The International Energy Agency is increasingly clearer about it. The electricity generation costs of the major renewable sources, solar photovoltaic and wind power have fallen so much in the last five years that they confirm that a new installation of these technologies is already more competitive compared to new power plants based on fossil fuels.
This is the main conclusion of the eighth edition of the IEA report, “Costs of Generating Electricity 2015” which highlights the particularly sharp downturn of photovoltaics.

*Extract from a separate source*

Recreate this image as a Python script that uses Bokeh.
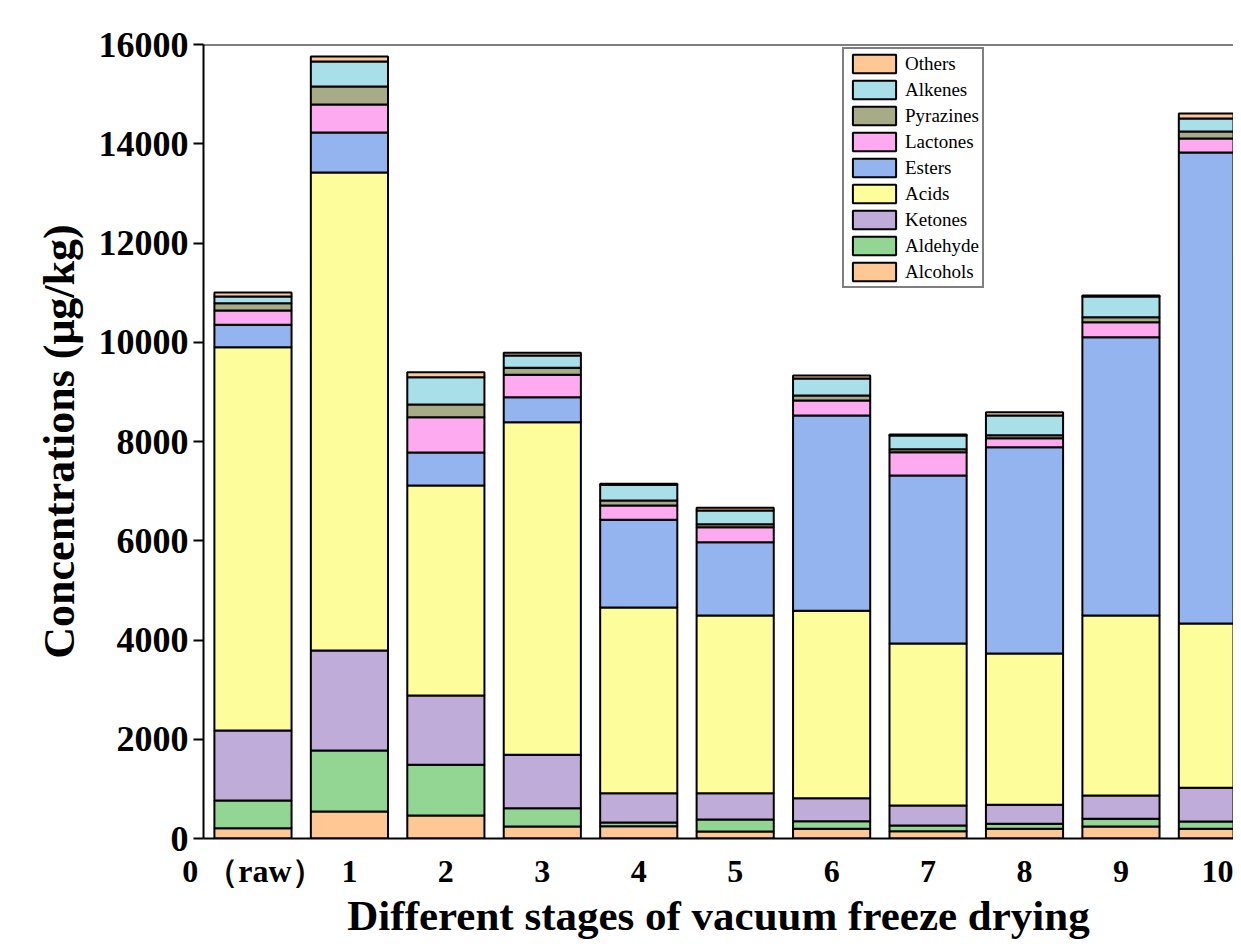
from bokeh.plotting import figure
from bokeh.models import Range1d, FixedTicker, Legend, LegendItem, Span
from bokeh.embed import file_html
from bokeh.resources import INLINE

stages = ["0 （raw）", "1", "2", "3", "4", "5", "6", "7", "8", "9", "10"]
alcohols = [208, 544, 463, 242, 248, 141, 195, 147, 195, 242, 195]
aldehyde = [558, 1229, 1022, 369, 74, 242, 154, 115, 101, 155, 148]
ketones = [1410, 2015, 1396, 1075, 591, 530, 463, 403, 383, 469, 679]
acids = [7724, 9632, 4232, 6703, 3742, 3580, 3778, 3264, 3049, 3627, 3310]
esters = [451, 806, 665, 503, 1767, 1477, 3933, 3385, 4156, 5608, 9491]
lactones = [288, 564, 711, 451, 288, 303, 303, 470, 182, 303, 282]
pyrazines = [148, 363, 256, 141, 101, 60, 100, 60, 60, 100, 141]
alkenes = [134, 504, 550, 248, 316, 276, 343, 276, 397, 417, 262]
others = [81, 100, 101, 55, 20, 55, 61, 20, 67, 20, 101]

series_names = ["Alcohols", "Aldehyde", "Ketones", "Acids", "Esters",
                "Lactones", "Pyrazines", "Alkenes", "Others"]
series_vals = [alcohols, aldehyde, ketones, acids, esters,
               lactones, pyrazines, alkenes, others]
colors = ["#FDC893", "#93D593", "#BFACD8", "#FDFD9B", "#93B4EE",
          "#FDAAF0", "#A8AB87", "#A8DFE8", "#FDC893"]

xs = list(range(len(stages)))
data = {"x": xs}
for n, v in zip(series_names, series_vals):
    data[n] = v

FONT = "Liberation Serif"

p = figure(width=1233, height=944, output_backend="svg", toolbar_location=None,
           x_range=Range1d(-0.513, 10.167), y_range=Range1d(0, 16000),
           min_border_left=203, min_border_top=44, min_border_bottom=106,
           min_border_right=0)
p.outline_line_color = None
p.xgrid.visible = False
p.ygrid.visible = False
p.background_fill_color = "white"

rs = p.vbar_stack(series_names, x="x", width=0.8, source=data,
                  fill_color=colors, line_color="black", line_width=2)

# axes
p.yaxis.ticker = FixedTicker(ticks=list(range(0, 16001, 2000)))
p.yaxis.minor_tick_line_color = None
p.yaxis.major_tick_out = 10
p.yaxis.major_tick_in = 0
p.yaxis.major_tick_line_width = 2
p.yaxis.axis_line_width = 2
p.yaxis.major_label_text_font = FONT
p.yaxis.major_label_text_font_style = "bold"
p.yaxis.major_label_text_font_size = "36px"
p.yaxis.major_label_text_color = "black"
p.yaxis.major_label_standoff = 5
p.yaxis.axis_label = "Concentrations (μg/kg)"
p.yaxis.axis_label_text_font = FONT
p.yaxis.axis_label_text_font_style = "bold"
p.yaxis.axis_label_text_font_size = "44px"
p.yaxis.axis_label_text_color = "black"
p.yaxis.axis_label_standoff = 12

p.xaxis.ticker = FixedTicker(ticks=xs)
p.xaxis.major_label_overrides = {i: s for i, s in zip(xs, stages)}
p.xaxis.major_tick_line_color = None
p.xaxis.minor_tick_line_color = None
p.xaxis.axis_line_width = 2
p.xaxis.major_label_text_font = FONT
p.xaxis.major_label_text_font_style = "bold"
p.xaxis.major_label_text_font_size = "32px"
p.xaxis.major_label_text_color = "black"
p.xaxis.major_label_standoff = 8
p.xaxis.axis_label = "Different stages of vacuum freeze drying"
p.xaxis.axis_label_text_font = FONT
p.xaxis.axis_label_text_font_style = "bold"
p.xaxis.axis_label_text_font_size = "43px"
p.xaxis.axis_label_text_color = "black"
p.xaxis.axis_label_standoff = 0

p.add_layout(Span(location=16000, dimension="width", line_color="black", line_width=2))

items = [LegendItem(label=n, renderers=[r]) for n, r in zip(series_names, rs)][::-1]
legend = Legend(items=items, location=(639, 550), margin=0, padding=3,
                spacing=3, glyph_width=54, glyph_height=23, label_height=23,
                label_standoff=4, label_text_font=FONT,
                label_text_font_size="19px", label_text_color="black",
                border_line_color="black", border_line_width=2,
                background_fill_alpha=1.0)
p.add_layout(legend)

open("out.html", "w").write(file_html(p, INLINE))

The report also reveals that nuclear power plants also produce cheaper electricity than coal and gas. This report has been developed together with the Nuclear Energy Agency. Compared to the previous edition, published five years ago, it is worth noting that the fall in the cost of renewable generation and stagnation in the price of new nuclear power plants, have helped curb inflation of costs of electricity generation of the last five years.
Renewables get cheaper
The analysis is based on data from 181 plants in 22 countries. The technologies studied are natural gas, coal, nuclear, solar photovoltaic energy, offshore and onshore wind, solar thermal, hydro, geothermal, biomass / biogas and cogeneration.
In the previous edition of the study, in 2010, the price of producing a megawatt hour with photovoltaic plants moved in a wide corridor from 200 to $ 1,000, depending on the facilities (technology, its location, its regulatory framework), with an average around $ 500. Five years later, and based on the data of 38 solar plants, the range of estimates had been reduced to between 100 and 300 dollars per megawatt hour, with an average slightly below with 200.
For onshore wind, with a sample of 21 plants, the spread between the most expensive and the cheapest was shortened but much more moderately, with an average that had also fallen well below 100 euro megawatt hour. With the latest data from 2014 and early 2015, in the best case scenario, producing one megawatt with wind turbines costs from US $ 33 in the U.S.A. (the cheapest country of those studied) to $ 135 in Japan (the most expensive).
Scarcity of fossils
According to the report, in conventional energy sources, costs in five years have increased globally, particularly in coal thermal power plants due to changes in fuel prices, but also due to the change in some variables used for the calculation. The cheapest of all these, in the most favorable financial conditions is nuclear, which is the most capital intensive (for the large amount of investment needed for the construction of the plants and how little its fuel for operation, uranium costs,), and always with the assumption of $ 30 per ton of carbon emitted.
So in the best case, a megawatt hour needs $ 29 at a nuclear plant in South Korea (the cheapest country) and $ 64 in the United Kingdom (the most expensive). In coal plants, always with the most favorable financial conditions the fork goes from $ 66 per megawatt hour in Germany to 95 in Japan. As for natural gas, the band is between $ 61 US and 133 in Japan.